The model's prediction itself. This is where the client sends data and receives the model's prediction. The API method itself may change depending on the configuration.

POST

If the parameter auto_detect_predict_params=False (default is True_), then the method accepts data in 1 parameter data_for_predict.

Request body:

{
  "data_for_predict": [
    // features_for_obj1: List,
    [1, 2, 3, 4, 5, 6],
    // features_for_obj2: List,
    [7, 6, 5, 4, 3, 2],
    // ...
  ]
}

If auto_detect_predict_params=True (default True), then mlup analyzes the model and its predict method. And converts the arguments of the predict method of the model into parameters accepted by this API method. (_See Description of the application life cycle).

For example, for scikit-learn models, the predict method has 1 argument X: Any. And then the API request will look like this:

Request body:

{
  "X": [
    // features_for_obj1: List,
    [1, 2, 3, 4, 5, 6],
    // features_for_obj2: List,
    [7, 6, 5, 4, 3, 2],
    // ...
  ]
}

If a model has several arguments, and they were all parsed, then they all end up in the API and can be passed into the model’s prediction method.

Request body:

{
  "data_for_predict": [
    // features_for_obj1: List,
    [1, 2, 3, 4, 5, 6],
    // features_for_obj2: List,
    [7, 6, 5, 4, 3, 2],
    // ...
  ],
  "check_something": false,
  // ...
}

If no problems occurred, the method returns the prediction results.

status_code: 200

{
  "predict_result": [
    // predict result for obj1
    [1, 2, 3],
    // predict result for obj2
    [4, 2, 1]
    // ...
  ]
}

In addition, the X-Predict-id header is always returned, even if an error occurs.

The architecture may change the response body returned by this method. For example, for the architecture mlup.web.architecture.worker_and_queue.WorkerAndQueueArchitecture and mlup.web.architecture.batching.BatchingSingleProcessArchitecture, if the is_long_predict=True configuration option is enabled, this method will return predict_id. You can use it to pick up the results later. (See Web app architectures).

{
  "predict_id": "7d9bea07-7505-45ec-a700-40417842025b"
}

/get-predict/{predict_id}

This API method is only used in the mlup.web.architecture.worker_and_queue.WorkerAndQueueArchitecture and mlup.web.architecture.batching.BatchingSingleProcessArchitecture architectures. If the model takes a long time to make a prediction, or the client wants to pick up the prediction results later, he can set the is_long_predict=True configuration parameter and go for the results later. (See Web app architectures).

GET

To get results, you need to send the required predict_id parameter to the URL.

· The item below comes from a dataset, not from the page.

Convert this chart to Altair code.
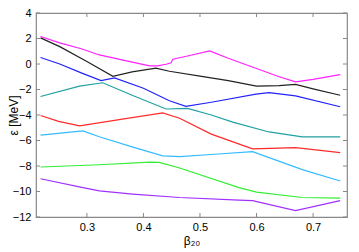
import altair as alt
import pandas as pd

x_ticks = [0.3, 0.4, 0.5, 0.6, 0.7]
y_ticks = [-12, -10, -8, -6, -4, -2, 0, 2, 4]

series_names = ["magenta", "black", "blue", "teal", "red", "cyan", "green", "purple"]
series_colors = ["#ff22ff", "#222222", "#2222ff", "#20a0a0", "#ff2a2a", "#33bbff", "#33ee33", "#a030ff"]

magenta_x = [0.218, 0.252, 0.29, 0.322, 0.37, 0.411, 0.425, 0.440, 0.449, 0.452, 0.48, 0.517, 0.55, 0.60, 0.64, 0.669, 0.70, 0.748]
magenta_y = [2.16, 1.66, 1.2, 0.71, 0.25, -0.14, -0.14, -0.02, 0.1, 0.38, 0.65, 1.02, 0.45, -0.35, -1.0, -1.4, -1.2, -0.83]

black_x = [0.218, 0.252, 0.30, 0.346, 0.38, 0.422, 0.446, 0.50, 0.55, 0.60, 0.64, 0.669, 0.70, 0.748]
black_y = [2.05, 1.36, 0.2, -0.96, -0.62, -0.32, -0.57, -0.95, -1.3, -1.73, -1.7, -1.6, -1.95, -2.45]

blue_x = [0.218, 0.252, 0.29, 0.325, 0.349, 0.40, 0.446, 0.475, 0.52, 0.599, 0.622, 0.669, 0.748]
blue_y = [0.51, 0.0, -0.7, -1.3, -1.09, -1.9, -2.88, -3.32, -3.0, -2.37, -2.24, -2.5, -3.35]

teal_x = [0.218, 0.287, 0.328, 0.38, 0.44, 0.478, 0.52, 0.558, 0.622, 0.681, 0.748]
teal_y = [-2.55, -1.73, -1.47, -2.45, -3.53, -3.48, -4.0, -4.56, -5.33, -5.71, -5.71]

red_x = [0.218, 0.25, 0.287, 0.36, 0.434, 0.464, 0.52, 0.593, 0.669, 0.748]
red_y = [-4.04, -4.5, -4.85, -4.35, -3.84, -4.25, -5.5, -6.66, -6.56, -6.95]

cyan_x = [0.218, 0.293, 0.322, 0.38, 0.434, 0.464, 0.52, 0.593, 0.681, 0.748]
cyan_y = [-5.58, -5.25, -5.71, -6.5, -7.2, -7.26, -7.1, -6.87, -8.28, -9.18]

green_x = [0.218, 0.322, 0.411, 0.428, 0.464, 0.569, 0.60, 0.681, 0.748]
green_y = [-8.08, -7.9, -7.69, -7.72, -8.16, -9.7, -10.05, -10.47, -10.52]

purple_x = [0.218, 0.293, 0.322, 0.381, 0.464, 0.569, 0.593, 0.669, 0.748]
purple_y = [-9.0, -9.7, -9.95, -10.2, -10.47, -10.67, -10.72, -11.5, -10.72]

all_x = [magenta_x, black_x, blue_x, teal_x, red_x, cyan_x, green_x, purple_x]
all_y = [magenta_y, black_y, blue_y, teal_y, red_y, cyan_y, green_y, purple_y]

rows = []
for name, xs_, ys_ in zip(series_names, all_x, all_y):
    for i, (a, b) in enumerate(zip(xs_, ys_)):
        rows.append({"series": name, "beta": a, "eps": b, "order": i})
df = pd.DataFrame(rows)

W, H = 311, 204
FONT = "Liberation Sans"
xscale = alt.Scale(domain=[0.21, 0.76], nice=False, zero=False)
yscale = alt.Scale(domain=[-12, 4], nice=False, zero=False)

x_axis = alt.Axis(values=x_ticks, format=".1f", title="β₂₀", grid=False, domain=False,
                  ticks=False, labelPadding=4, labelFont=FONT, labelFontSize=11,
                  labelColor="#000", titleFont=FONT, titleFontSize=12,
                  titleFontWeight="normal", titleColor="#000", titlePadding=3)
y_axis = alt.Axis(values=y_ticks, title="ε [MeV]", grid=False, domain=False,
                  ticks=False, labelPadding=5, labelFont=FONT, labelFontSize=11,
                  labelColor="#000", titleFont=FONT, titleFontSize=12,
                  titleFontWeight="normal", titleColor="#000",
                  titleX=-23, titleY=H / 2, titleAlign="center", titleBaseline="middle")

lines = alt.Chart(df).mark_line(strokeWidth=1.2, clip=True).encode(
    x=alt.X("beta:Q", scale=xscale, axis=x_axis, title="β₂₀"),
    y=alt.Y("eps:Q", scale=yscale, axis=y_axis, title="ε [MeV]"),
    color=alt.Color("series:N", scale=alt.Scale(domain=series_names, range=series_colors), legend=None),
    order="order:Q",
)

xt = pd.DataFrame({"beta": x_ticks})
yt = pd.DataFrame({"eps": y_ticks})
tick_color = "#888888"

bottom_ticks = alt.Chart(xt).mark_rule(color=tick_color).encode(
    x=alt.X("beta:Q", scale=xscale, axis=x_axis, title="β₂₀"), y=alt.value(H), y2=alt.value(H - 4))
top_ticks = alt.Chart(xt).mark_rule(color=tick_color).encode(
    x=alt.X("beta:Q", scale=xscale, axis=x_axis, title="β₂₀"), y=alt.value(0), y2=alt.value(4))
left_ticks = alt.Chart(yt).mark_rule(color=tick_color).encode(
    y=alt.Y("eps:Q", scale=yscale, axis=y_axis, title="ε [MeV]"), x=alt.value(0), x2=alt.value(4))
right_ticks = alt.Chart(yt).mark_rule(color=tick_color).encode(
    y=alt.Y("eps:Q", scale=yscale, axis=y_axis, title="ε [MeV]"), x=alt.value(W), x2=alt.value(W - 4))

chart = alt.layer(lines, bottom_ticks, top_ticks, left_ticks, right_ticks).properties(
    width=W, height=H,
    autosize=alt.AutoSizeParams(type="none"),
    padding={"left": 28, "top": 5, "right": 4, "bottom": 35},
    background="white",
).configure_view(stroke="#888888", strokeWidth=1.2)

chart.save("out.html", embed_options={"renderer": "svg", "actions": False})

If results for such a predict_id are found, they will be returned with status_code=200.

// results for predict_id = "7d9bea07-7505-45ec-a700-40417842025b"
{
  "predict_result": [
    // predict result for obj1
    [1, 2, 3],
    // predict result for obj2
    [4, 2, 1]
    // ...
  ]
}

And if the prediction results were not found, then after ttl_client_wait has elapsed from the start of the request time, the application will return status_code 408.

API Errors

All errors are in errors.

All error APIs have a common response format. Response format:

{
  "detail": [
    {
      "loc": [
        "string"
      ],
      "msg": "string",
      "type": "string"
    }
  ],
  "predict_id": "string"
}

422

Validation error. If such an error is returned, it means that the sent data was not validated and the request was not accepted.

Example answer:

{
  "detail": [
    {
      "loc": [
        "input_data",
        0
      ],
      "msg": "value is not a valid dict",
      "type": "type_error.dict"
    },
    {
      "loc": [
        "input_data",
        1,
        "col1"
      ],
      "msg": "field required",
      "type": "value_error.missing"
    }
  ],
  "predict_id": "15eb8236-02bf-4658-9c04-cc53f37afdc3"
}

429

This error occurs when the request is not throttled.

Example answer:

{
  "detail": [
    {
      "loc": [], 
      "msg": "Max requests in app. Please try again later.", 
      "type": "throttling_error"
    }
  ],
  "predict_id": "15eb8236-02bf-4658-9c04-cc53f37afdc3"
}

500

Error during model prediction or data transformation.

Example answer:

{
  "detail": [
    {
      "loc": [],
      "msg": "[ONNXRuntimeError] : 2 : INVALID_ARGUMENT : Non-zero status code returned while running Gather node. Name:'Gather_2' Status Message: indices element out of data bounds, idx=123124124124 must be within the inclusive range [-250002,250001]",
      "type": "predict_error"
    }
  ],
  "predict_id": "0c4b7afe-032e-442f-b265-7773d9d78580"
}

Свой API

As shown in the life_cycle.md section, you can completely customize a web application after it has been created.

Including, you can add new or even change existing API methods.